For those who are filled with the Holy Spirit, contraception
is simply unthinkable. They know it replaces the true language
of the body with a lie. And lying within the heart of marital
intimacy has a ripple effect, as does speaking the truth. Spouses
who strive to speak honestly in the nuptial embrace strive to
be open and honest with each in the whole of their married life.
As professor Mary Roussseau expresses it, when spouses live
an authentic spirituality, “the love that marks their
marital bed spreads ...into the kitchen, the yard, the supermarket,
the workplace, and beyond. Their love eventually spreads throughout
the world, into the realms of politics, work, education, entertainment,
health care, and international relations. Such is the exact
process by which the civilization of love comes to be”

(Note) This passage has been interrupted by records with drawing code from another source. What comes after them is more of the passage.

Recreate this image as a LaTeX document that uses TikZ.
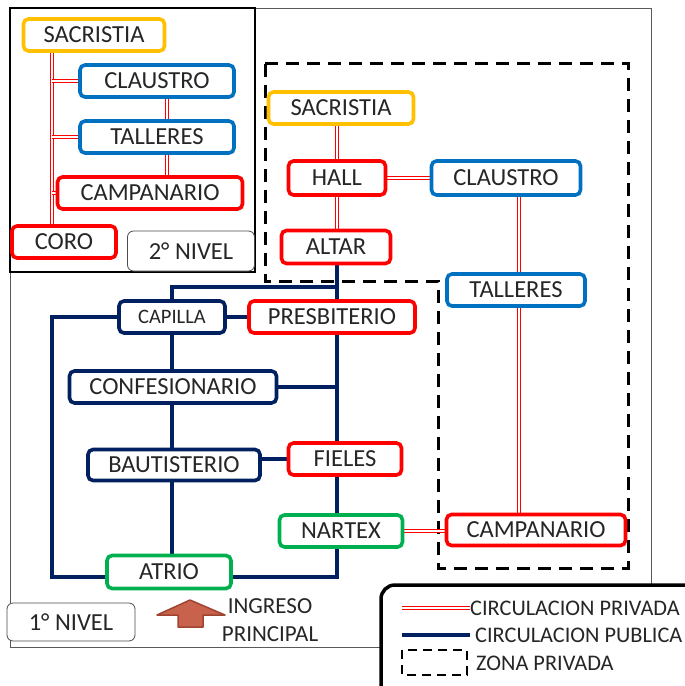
\documentclass[tikz,border=0pt]{standalone}
\usepackage{fontspec}
\setmainfont{Carlito}
\usetikzlibrary{positioning, backgrounds}
\definecolor{privred}{RGB}{255, 0, 0}
\definecolor{pubnavy}{RGB}{0, 32, 96}
\definecolor{sacyellow}{RGB}{255, 192, 0}
\definecolor{roomblue}{RGB}{0, 112, 192}
\definecolor{entgreen}{RGB}{0, 176, 80}
\definecolor{arrowbrown}{RGB}{201, 98, 76}
\definecolor{arrowedge}{RGB}{158, 68, 48}
\definecolor{labelgray}{RGB}{38, 38, 38}

\begin{document}
\begin{tikzpicture}[x=1pt, y=-1pt,
  room/.style={draw=#1, line width=3.6pt, rounded corners=5pt, fill=white, text=labelgray,
    font=\fontsize{24.5}{28}\selectfont, inner sep=0pt, minimum height=32pt},
  levelbox/.style={draw=black!70, line width=0.8pt, rounded corners=6pt, fill=white, text=labelgray,
    font=\fontsize{24.5}{28}\selectfont, inner sep=0pt},
  privline/.style={draw=privred, double=white, line width=0.8pt, double distance=1.6pt},
  publine/.style={draw=pubnavy, line width=3.2pt},
  zone/.style={draw=black, line width=3pt, dash pattern=on 13pt off 8pt},
  legtext/.style={text=labelgray, font=\fontsize{22.3}{26}\selectfont, inner sep=0pt, anchor=west}
]
\useasboundingbox (0,0) rectangle (685,686);

% second level
\node[room=sacyellow, minimum width=141pt] (sac2) at (94,35) {SACRISTIA};
\node[room=roomblue, minimum width=154pt] (clau2) at (157,81) {CLAUSTRO};
\node[room=roomblue, minimum width=154pt] (tall2) at (157,137) {TALLERES};
\node[room=privred, minimum width=185pt] (camp2) at (150,193) {CAMPANARIO};
\node[room=privred, minimum width=104pt] (coro) at (64,242) {CORO};
\node[levelbox, minimum width=127pt, minimum height=40pt] (nivel2) at (191,251) {2° NIVEL};

% first level, private zone
\node[room=sacyellow, minimum width=145pt] (sac1) at (341,108) {SACRISTIA};
\node[room=privred, minimum width=97pt, minimum height=34pt] (hall) at (337,178) {HALL};
\node[room=roomblue, minimum width=149pt, minimum height=34pt] (clau1) at (506,178) {CLAUSTRO};
\node[room=privred, minimum width=109pt, minimum height=33pt] (altar) at (336,247) {ALTAR};
\node[room=roomblue, minimum width=138pt] (tall1) at (516,290) {TALLERES};
\node[room=privred, minimum width=179pt, minimum height=31pt] (camp1) at (536,530) {CAMPANARIO};

% first level, public
\node[room=pubnavy, minimum width=106pt, font=\fontsize{20.5}{24}\selectfont] (capilla) at (172,317) {CAPILLA};
\node[room=privred, minimum width=166pt] (presb) at (332,317) {PRESBITERIO};
\node[room=pubnavy, minimum width=207pt] (confes) at (173,387) {CONFESIONARIO};
\node[room=pubnavy, minimum width=172pt, minimum height=31pt] (baut) at (174,465) {BAUTISTERIO};
\node[room=privred, minimum width=113pt] (fieles) at (345,459) {FIELES};
\node[room=entgreen, minimum width=123pt] (nartex) at (341,531) {NARTEX};
\node[room=entgreen, minimum width=124pt, minimum height=33pt] (atrio) at (169,572) {ATRIO};

\node[levelbox, minimum width=128pt, minimum height=38pt] (nivel1) at (71,622) {1° NIVEL};
\node[text=labelgray, font=\fontsize{23}{28}\selectfont, align=center, inner sep=0pt] (ingreso) at (270,620) {INGRESO\\PRINCIPAL};

\coordinate (sp2) at (52,0);
\coordinate (rx2) at (167,0);
\coordinate (rx1) at (519,0);
\coordinate (spine) at (337,0);
\coordinate (ring) at (52,0);
\coordinate (topy) at (0,287);
\coordinate (lowy) at (0,577);

\begin{scope}[on background layer]
  \draw[black!65, line width=0.8pt] (10,8) rectangle (651,647);
  \draw[black, line width=1.2pt, fill=white] (10,8) rectangle (255,272);
  \draw[zone] (265,63) -- (628,63) -- (628,568) -- (438,568) -- (438,281) -- (265,281) -- cycle;

  \draw[privline] (sac2.south -| sp2) -- (coro.north -| sp2);
  \draw[privline] (clau2.west) -- (clau2.west -| sp2);
  \draw[privline] (tall2.west) -- (tall2.west -| sp2);
  \draw[privline] (camp2.west) -- (camp2.west -| sp2);
  \draw[privline] (clau2.south -| rx2) -- (tall2.north -| rx2);
  \draw[privline] (tall2.south -| rx2) -- (camp2.north -| rx2);

  \draw[privline] (sac1.south -| hall) -- (hall.north);
  \draw[privline] (hall.south) -- (hall.south |- altar.north);
  \draw[privline] (hall.east) -- (clau1.west);
  \draw[privline] (clau1.south -| rx1) -- (tall1.north -| rx1);
  \draw[privline] (tall1.south -| rx1) -- (camp1.north -| rx1);
  \draw[privline] (nartex.east) -- (nartex.east -| camp1.west);

  \draw[publine] (altar.south -| spine) -- (spine |- lowy) -- (atrio.east |- lowy);
  \draw[publine] (spine |- topy) -- (capilla.north |- topy) -- (capilla.north);
  \draw[publine] (capilla.west) -- (capilla.west -| ring) -- (ring |- lowy) -- (atrio.west |- lowy);
  \draw[publine] (capilla.east) -- (presb.west);
  \draw[publine] (capilla.south) -- (capilla.south |- confes.north);
  \draw[publine] (confes.east) -- ([xshift=2pt]confes.east -| spine);
  \draw[publine] (capilla.south |- confes.south) -- (capilla.south |- baut.north);
  \draw[publine] (baut.east |- fieles.west) -- (fieles.west);
  \draw[publine] (capilla.south |- baut.south) -- (capilla.south |- atrio.north);
\end{scope}

% entrance arrow
\draw[arrowedge, fill=arrowbrown, line width=1.5pt, line join=round]
  (190,600) -- (225,615) -- (203,615) -- (203,627) -- (178,627) -- (178,615) -- (157,615) -- cycle;

% legend
\draw[black, line width=3.5pt, rounded corners=14pt, fill=white] (381,585) rectangle (705,705);
\coordinate (lg1) at (402,608);
\coordinate (lg2) at (470,608);
\coordinate (lg3) at (402,635);
\coordinate (lg4) at (470,635);
\draw[privline] (lg1) -- (lg2);
\node[legtext] (lgpriv) at (470,608) {CIRCULACION PRIVADA};
\draw[publine] (lg3) -- (lg4);
\node[legtext] (lgpub) at (475,635) {CIRCULACION PUBLICA};
\draw[black, line width=2.5pt, dash pattern=on 9pt off 6pt] (402,650) rectangle (467,675);
\node[legtext] (lgzone) at (476,663) {ZONA PRIVADA};
\end{tikzpicture}
\end{document}
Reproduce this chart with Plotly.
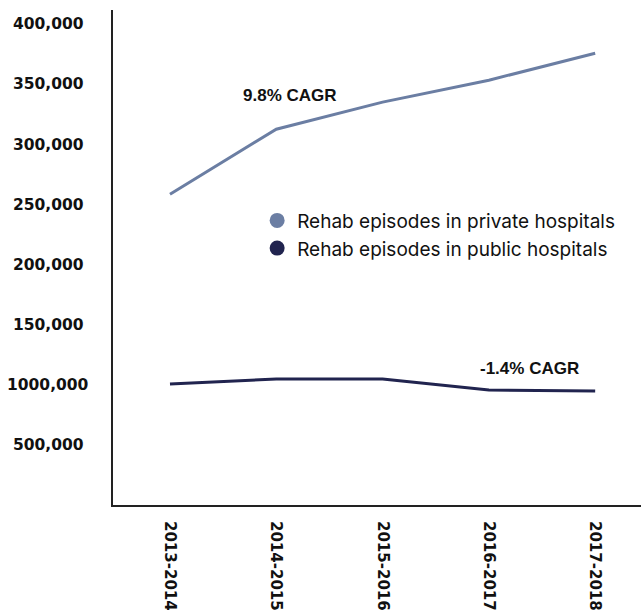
import plotly.graph_objects as go

# Financial years on the x axis
years = ["2013-2014", "2014-2015", "2015-2016", "2016-2017", "2017-2018"]

# Rehabilitation episodes per year
private_episodes = [258700, 312800, 335300, 353600, 376000]
public_episodes = [100700, 104800, 104800, 95700, 94800]

# Y-axis ticks and the labels printed beside them
y_tickvals = [50000, 100000, 150000, 200000, 250000, 300000, 350000, 400000]
y_ticktext = ["500,000", "1000,000", "150,000", "200,000", "250,000",
              "300,000", "350,000", "400,000"]

private_name = "Rehab episodes in private hospitals"
public_name = "Rehab episodes in public hospitals"
private_cagr = "9.8% CAGR"
public_cagr = "-1.4% CAGR"

private_color = "#6b7ea3"
public_color = "#21244f"
axis_color = "#222222"
bold_font = "Liberation Sans"
tick_font = "DejaVu Sans"

fig = go.Figure()

fig.add_trace(go.Scatter(
    x=years, y=private_episodes, mode="lines",
    line=dict(color=private_color, width=3),
    showlegend=False, hoverinfo="skip",
))
fig.add_trace(go.Scatter(
    x=years, y=public_episodes, mode="lines",
    line=dict(color=public_color, width=3),
    showlegend=False, hoverinfo="skip",
))

# Legend entries drawn as round markers
for name, color in [(private_name, private_color), (public_name, public_color)]:
    fig.add_trace(go.Scatter(
        x=[None], y=[None], mode="markers", name=name,
        marker=dict(color=color, size=15, symbol="circle"),
    ))

fig.add_annotation(
    x=1.13, y=341000, xref="x", yref="y", text="<b>%s</b>" % private_cagr,
    showarrow=False, font=dict(family=bold_font, size=17, color="#111111"),
)
fig.add_annotation(
    x=3.38, y=114000, xref="x", yref="y", text="<b>%s</b>" % public_cagr,
    showarrow=False, font=dict(family=bold_font, size=17, color="#111111"),
)

# Y tick labels, centred in the left margin
for val, txt in zip(y_tickvals, y_ticktext):
    fig.add_annotation(
        x=-0.123, y=val, xref="paper", yref="y", xanchor="center",
        yanchor="middle", text="<b>%s</b>" % txt, showarrow=False,
        font=dict(family=tick_font, size=15.5, color="#111111"),
    )

fig.update_layout(
    width=641, height=615,
    margin=dict(l=113, r=0, t=10, b=110),
    paper_bgcolor="white", plot_bgcolor="white",
    legend=dict(
        x=0.273, y=0.613, xanchor="left", yanchor="top",
        bgcolor="rgba(0,0,0,0)",
        font=dict(family="Inter", size=19, color="#111111"),
        itemclick=False, itemdoubleclick=False,
    ),
    xaxis=dict(
        range=[-0.536, 4.431],
        showgrid=False, zeroline=False,
        showline=True, linecolor=axis_color, linewidth=2,
        ticks="", tickangle=90, ticklabelstandoff=11,
        tickfont=dict(family=tick_font, size=15, color="#111111"),
        tickprefix="<b>", ticksuffix="</b>",
        fixedrange=True,
    ),
    yaxis=dict(
        range=[0, 412000],
        showgrid=False, zeroline=False,
        showline=True, linecolor=axis_color, linewidth=2,
        ticks="", showticklabels=False,
        fixedrange=True,
    ),
)

fig.write_html("out.html", config={"displayModeBar": False})
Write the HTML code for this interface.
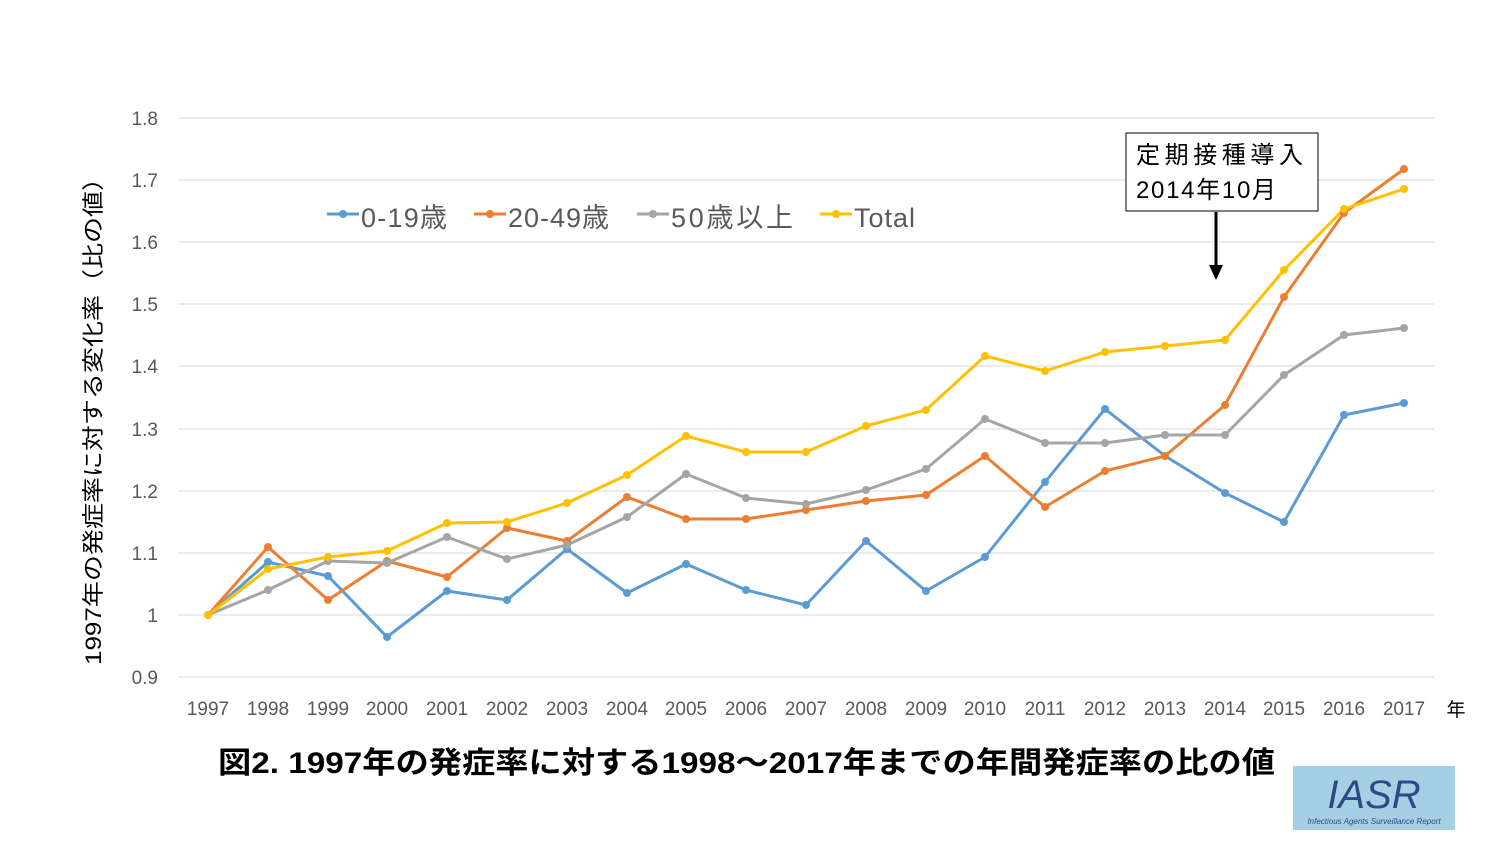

(Chicago Studies, Vol 39:2, p. 175).
In Conclusion
This is why, according to John Paul, education in the theology
of the body “constitutes ...the essential nucleus of conjugal
spirituality” (Oct 3, 1984). This education is a clarion
call not to become more “spiritual” but to become
more incarnational – to allow the Holy Spirit to impregnate
our bodies with divine life.
This is what happens in the sacraments. The Eucharist and Penance,
in particular, are the “infallible and indispensable”
means, John Paul says, “for forming the Christian spirituality
of married life and family life. With these, that essential
and spiritual creative ‘power’ of love reaches human
hearts and, at the same time, human bodies.... This love, in
fact, allows the building of the whole life of the married couple
according to that ‘truth of the sign,’ by means
of which marriage is built up in its sacramental dignity”
(Oct 3, 1984).
Through this “sacramental dignity” spouses and
families participate in the mystery of the Trinity and proclaim
that mystery to the world in an “embodied spirituality.”